• _Dataset extract_
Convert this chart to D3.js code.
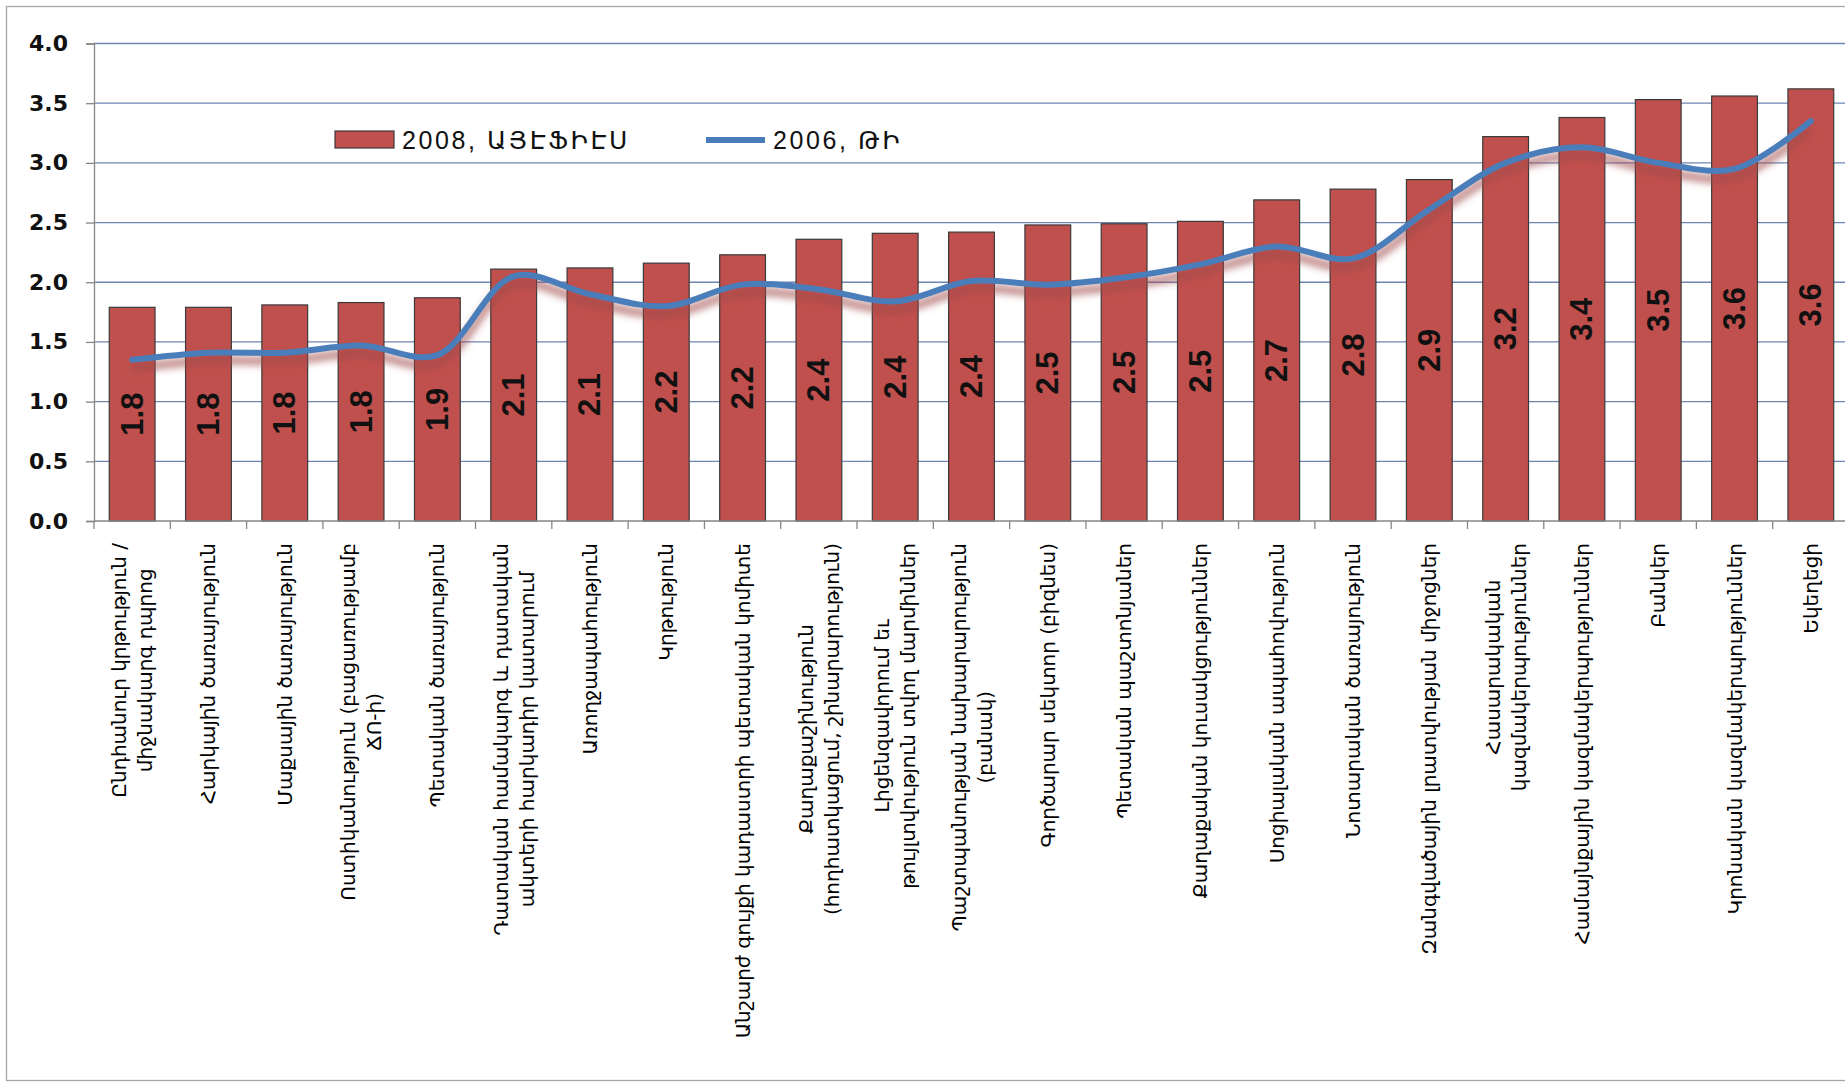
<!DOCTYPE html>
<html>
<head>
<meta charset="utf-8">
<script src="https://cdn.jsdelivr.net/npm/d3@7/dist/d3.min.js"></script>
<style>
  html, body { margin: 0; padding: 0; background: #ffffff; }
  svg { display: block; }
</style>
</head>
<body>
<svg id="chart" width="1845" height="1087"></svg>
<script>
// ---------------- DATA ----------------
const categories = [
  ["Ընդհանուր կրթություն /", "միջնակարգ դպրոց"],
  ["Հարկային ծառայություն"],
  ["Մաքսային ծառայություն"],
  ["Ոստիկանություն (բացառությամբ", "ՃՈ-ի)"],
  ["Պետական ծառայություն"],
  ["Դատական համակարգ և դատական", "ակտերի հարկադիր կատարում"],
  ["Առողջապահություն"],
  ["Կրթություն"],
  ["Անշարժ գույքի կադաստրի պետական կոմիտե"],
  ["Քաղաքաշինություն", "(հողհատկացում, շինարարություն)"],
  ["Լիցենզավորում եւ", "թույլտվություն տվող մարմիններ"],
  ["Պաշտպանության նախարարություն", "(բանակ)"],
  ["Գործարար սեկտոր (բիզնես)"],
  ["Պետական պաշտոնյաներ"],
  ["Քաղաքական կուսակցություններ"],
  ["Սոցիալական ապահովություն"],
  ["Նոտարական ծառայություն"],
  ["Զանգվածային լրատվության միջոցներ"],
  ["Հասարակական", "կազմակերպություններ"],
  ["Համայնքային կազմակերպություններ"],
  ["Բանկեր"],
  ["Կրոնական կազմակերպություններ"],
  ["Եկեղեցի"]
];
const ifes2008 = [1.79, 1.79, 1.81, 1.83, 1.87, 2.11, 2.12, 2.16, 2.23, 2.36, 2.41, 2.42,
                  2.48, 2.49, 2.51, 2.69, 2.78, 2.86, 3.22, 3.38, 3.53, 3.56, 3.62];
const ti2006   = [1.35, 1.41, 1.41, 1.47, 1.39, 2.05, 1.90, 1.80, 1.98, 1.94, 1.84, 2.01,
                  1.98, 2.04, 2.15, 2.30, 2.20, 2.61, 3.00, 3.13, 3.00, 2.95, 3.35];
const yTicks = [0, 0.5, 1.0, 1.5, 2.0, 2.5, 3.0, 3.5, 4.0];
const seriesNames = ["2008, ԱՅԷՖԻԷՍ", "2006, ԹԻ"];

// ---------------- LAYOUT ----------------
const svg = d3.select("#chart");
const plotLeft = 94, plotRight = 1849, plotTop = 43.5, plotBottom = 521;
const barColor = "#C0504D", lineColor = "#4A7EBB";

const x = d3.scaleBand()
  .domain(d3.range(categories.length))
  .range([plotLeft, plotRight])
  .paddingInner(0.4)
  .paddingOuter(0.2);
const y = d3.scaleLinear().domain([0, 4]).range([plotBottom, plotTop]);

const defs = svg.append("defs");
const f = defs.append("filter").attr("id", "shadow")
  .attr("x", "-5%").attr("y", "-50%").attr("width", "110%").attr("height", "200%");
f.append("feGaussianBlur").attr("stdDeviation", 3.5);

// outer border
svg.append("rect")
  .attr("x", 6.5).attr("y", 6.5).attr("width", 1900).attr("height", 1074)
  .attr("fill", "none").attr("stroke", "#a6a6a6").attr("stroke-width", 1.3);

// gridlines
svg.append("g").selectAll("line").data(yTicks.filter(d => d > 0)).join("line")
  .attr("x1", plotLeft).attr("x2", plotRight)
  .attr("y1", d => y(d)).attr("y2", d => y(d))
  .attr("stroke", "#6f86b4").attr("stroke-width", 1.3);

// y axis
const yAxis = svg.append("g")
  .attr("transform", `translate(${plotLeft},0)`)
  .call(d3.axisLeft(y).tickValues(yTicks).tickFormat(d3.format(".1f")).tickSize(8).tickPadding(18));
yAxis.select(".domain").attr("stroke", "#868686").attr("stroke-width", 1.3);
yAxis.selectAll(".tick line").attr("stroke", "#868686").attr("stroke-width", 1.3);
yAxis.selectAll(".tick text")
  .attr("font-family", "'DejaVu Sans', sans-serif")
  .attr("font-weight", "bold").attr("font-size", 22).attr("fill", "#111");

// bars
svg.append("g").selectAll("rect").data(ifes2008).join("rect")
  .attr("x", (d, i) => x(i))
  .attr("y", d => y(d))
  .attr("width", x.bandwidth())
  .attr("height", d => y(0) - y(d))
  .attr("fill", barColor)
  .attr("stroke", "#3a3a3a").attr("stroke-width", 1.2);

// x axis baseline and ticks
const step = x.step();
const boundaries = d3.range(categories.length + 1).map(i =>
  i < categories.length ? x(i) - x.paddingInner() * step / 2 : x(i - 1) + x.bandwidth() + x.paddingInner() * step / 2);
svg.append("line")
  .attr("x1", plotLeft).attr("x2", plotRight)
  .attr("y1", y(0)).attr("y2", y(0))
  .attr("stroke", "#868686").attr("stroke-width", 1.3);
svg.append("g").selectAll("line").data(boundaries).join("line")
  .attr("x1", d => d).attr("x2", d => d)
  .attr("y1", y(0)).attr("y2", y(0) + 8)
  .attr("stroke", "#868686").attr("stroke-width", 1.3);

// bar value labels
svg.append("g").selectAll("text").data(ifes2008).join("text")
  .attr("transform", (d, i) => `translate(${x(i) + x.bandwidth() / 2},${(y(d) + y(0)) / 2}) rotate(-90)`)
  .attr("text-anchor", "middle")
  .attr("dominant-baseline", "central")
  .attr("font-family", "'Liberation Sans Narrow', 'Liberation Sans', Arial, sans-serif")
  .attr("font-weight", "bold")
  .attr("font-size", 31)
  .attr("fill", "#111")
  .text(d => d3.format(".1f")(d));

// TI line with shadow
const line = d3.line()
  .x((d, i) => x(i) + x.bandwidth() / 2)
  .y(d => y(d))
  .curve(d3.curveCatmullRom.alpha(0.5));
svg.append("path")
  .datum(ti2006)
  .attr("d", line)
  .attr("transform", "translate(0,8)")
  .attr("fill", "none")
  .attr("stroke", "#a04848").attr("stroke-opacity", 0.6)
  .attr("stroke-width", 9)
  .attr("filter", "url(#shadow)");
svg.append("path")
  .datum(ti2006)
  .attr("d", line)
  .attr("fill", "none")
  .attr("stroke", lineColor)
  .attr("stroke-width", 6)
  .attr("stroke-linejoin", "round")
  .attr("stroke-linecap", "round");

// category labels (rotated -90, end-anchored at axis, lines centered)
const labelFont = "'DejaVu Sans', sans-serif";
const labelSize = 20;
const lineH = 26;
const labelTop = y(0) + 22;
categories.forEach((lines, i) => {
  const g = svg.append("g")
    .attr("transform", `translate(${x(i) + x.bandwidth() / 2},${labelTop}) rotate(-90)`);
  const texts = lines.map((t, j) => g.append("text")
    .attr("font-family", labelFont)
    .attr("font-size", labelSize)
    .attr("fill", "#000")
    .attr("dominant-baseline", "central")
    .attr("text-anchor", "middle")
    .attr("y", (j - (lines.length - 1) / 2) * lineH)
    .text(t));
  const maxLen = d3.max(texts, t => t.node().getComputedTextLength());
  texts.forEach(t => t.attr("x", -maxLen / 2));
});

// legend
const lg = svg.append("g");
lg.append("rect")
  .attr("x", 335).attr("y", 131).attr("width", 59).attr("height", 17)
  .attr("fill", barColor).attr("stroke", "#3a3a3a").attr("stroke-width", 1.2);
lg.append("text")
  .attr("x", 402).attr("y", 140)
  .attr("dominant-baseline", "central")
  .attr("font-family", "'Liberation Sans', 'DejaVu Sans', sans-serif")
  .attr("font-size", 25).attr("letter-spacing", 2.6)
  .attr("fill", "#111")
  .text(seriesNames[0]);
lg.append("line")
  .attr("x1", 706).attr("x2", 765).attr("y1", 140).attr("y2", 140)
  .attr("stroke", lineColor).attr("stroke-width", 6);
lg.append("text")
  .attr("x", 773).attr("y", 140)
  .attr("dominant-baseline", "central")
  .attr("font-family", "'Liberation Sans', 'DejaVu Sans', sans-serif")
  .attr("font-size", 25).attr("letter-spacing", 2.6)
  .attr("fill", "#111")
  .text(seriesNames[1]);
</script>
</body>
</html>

• _Problem to work on_
Please repeat exactly the data above from its first line to the line that contains "d3.scaleLinear().domain([0, 4]).range([plotBottom, plotTop]);", inclusive, and leave every picture out.

• _Full output_
Convert this chart to D3.js code.
<!DOCTYPE html>
<html>
<head>
<meta charset="utf-8">
<script src="https://cdn.jsdelivr.net/npm/d3@7/dist/d3.min.js"></script>
<style>
  html, body { margin: 0; padding: 0; background: #ffffff; }
  svg { display: block; }
</style>
</head>
<body>
<svg id="chart" width="1845" height="1087"></svg>
<script>
// ---------------- DATA ----------------
const categories = [
  ["Ընդհանուր կրթություն /", "միջնակարգ դպրոց"],
  ["Հարկային ծառայություն"],
  ["Մաքսային ծառայություն"],
  ["Ոստիկանություն (բացառությամբ", "ՃՈ-ի)"],
  ["Պետական ծառայություն"],
  ["Դատական համակարգ և դատական", "ակտերի հարկադիր կատարում"],
  ["Առողջապահություն"],
  ["Կրթություն"],
  ["Անշարժ գույքի կադաստրի պետական կոմիտե"],
  ["Քաղաքաշինություն", "(հողհատկացում, շինարարություն)"],
  ["Լիցենզավորում եւ", "թույլտվություն տվող մարմիններ"],
  ["Պաշտպանության նախարարություն", "(բանակ)"],
  ["Գործարար սեկտոր (բիզնես)"],
  ["Պետական պաշտոնյաներ"],
  ["Քաղաքական կուսակցություններ"],
  ["Սոցիալական ապահովություն"],
  ["Նոտարական ծառայություն"],
  ["Զանգվածային լրատվության միջոցներ"],
  ["Հասարակական", "կազմակերպություններ"],
  ["Համայնքային կազմակերպություններ"],
  ["Բանկեր"],
  ["Կրոնական կազմակերպություններ"],
  ["Եկեղեցի"]
];
const ifes2008 = [1.79, 1.79, 1.81, 1.83, 1.87, 2.11, 2.12, 2.16, 2.23, 2.36, 2.41, 2.42,
                  2.48, 2.49, 2.51, 2.69, 2.78, 2.86, 3.22, 3.38, 3.53, 3.56, 3.62];
const ti2006   = [1.35, 1.41, 1.41, 1.47, 1.39, 2.05, 1.90, 1.80, 1.98, 1.94, 1.84, 2.01,
                  1.98, 2.04, 2.15, 2.30, 2.20, 2.61, 3.00, 3.13, 3.00, 2.95, 3.35];
const yTicks = [0, 0.5, 1.0, 1.5, 2.0, 2.5, 3.0, 3.5, 4.0];
const seriesNames = ["2008, ԱՅԷՖԻԷՍ", "2006, ԹԻ"];

// ---------------- LAYOUT ----------------
const svg = d3.select("#chart");
const plotLeft = 94, plotRight = 1849, plotTop = 43.5, plotBottom = 521;
const barColor = "#C0504D", lineColor = "#4A7EBB";

const x = d3.scaleBand()
  .domain(d3.range(categories.length))
  .range([plotLeft, plotRight])
  .paddingInner(0.4)
  .paddingOuter(0.2);
const y = d3.scaleLinear().domain([0, 4]).range([plotBottom, plotTop]);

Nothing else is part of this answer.